One of the key questions an executive must ponder is: What should I be working on? What should realistically be at the top of the pile on my desk (or computer-generated “To Do” list?) Over the years, successful executives have boiled this list down to a handful of topics. These topics do not constitute “all” of what is important—and they should not consume all of a leader’s time, but they should always be top of mind and all should be addressed over the course of the year.
In this session, we are going to take a deep dive into the topics listed below:
Strategy: Does your organization have a coherent strategy that not only advances the organization toward a clear future but also drives the right daily actions?
Goals: Are goals in place that support the strategy and also are tied to the right actions?
Metrics: Does your organization measure the right things?
Structure: Many organizations have structures that simply do not support the strategy. Only senior leadership has the vision and ability to make structural changes.
People: Based on the future you want, does your organization have enough of the right people with right skill-sets to accomplish the strategy? The definition of getting the “right” people on the bus varies wildly, based on the strategy you are deploying.
Reward systems: Again, only senior managers have the breadth of understanding to ensure that the variable compensation actually supports what you want them to accomplish. Simple plans are not always the best, if they do not reward the right things.
Policies, processes and procedures: One of the key sticking points for a lot of organizations—as they try to grow—are that their actions are not repeatable processes—but “one-offs.” As the organization grows, more guardrails are required because management is just not as aware of the daily activities as they were when the organization was smaller.
Resources: Here, again, only senior management has the breadth of vision to see the big picture: Have we provided the team with the resources they need to execute the strategy?

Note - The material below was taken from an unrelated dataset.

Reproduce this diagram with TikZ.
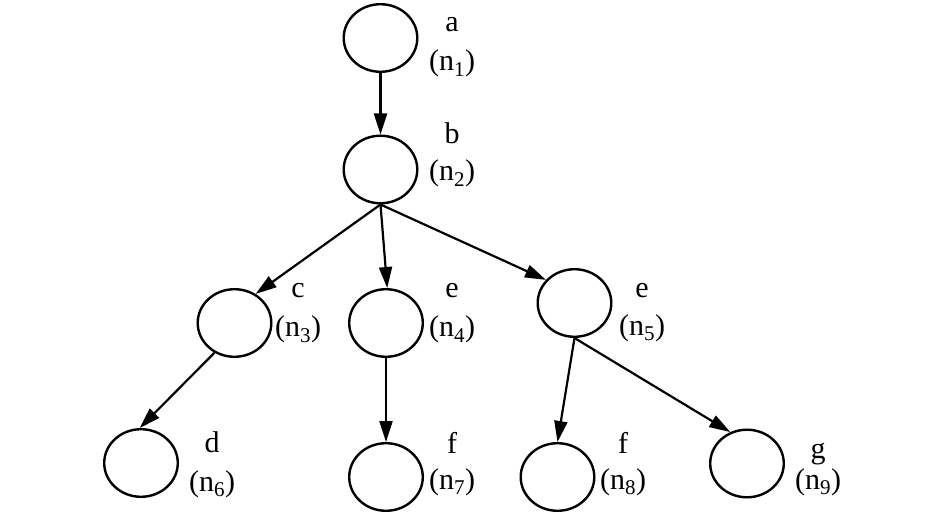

The last two go together: Culture and Consistency. As the leader, you have (at least) one additional title: Chief Culture Officer. What are you doing to instill this within your organization? Further, are your messages consistent? Or is the organization whipped around constantly with your team trying to guess where they might be heading next?
The goal of this program is to provide some insight into what you can do to make these areas into strengths. Further, as you are working on these, you will also be providing a strong foundation for not only future strategic planning events but also the annual business planning---which should always serve to drive the strategy of your organization.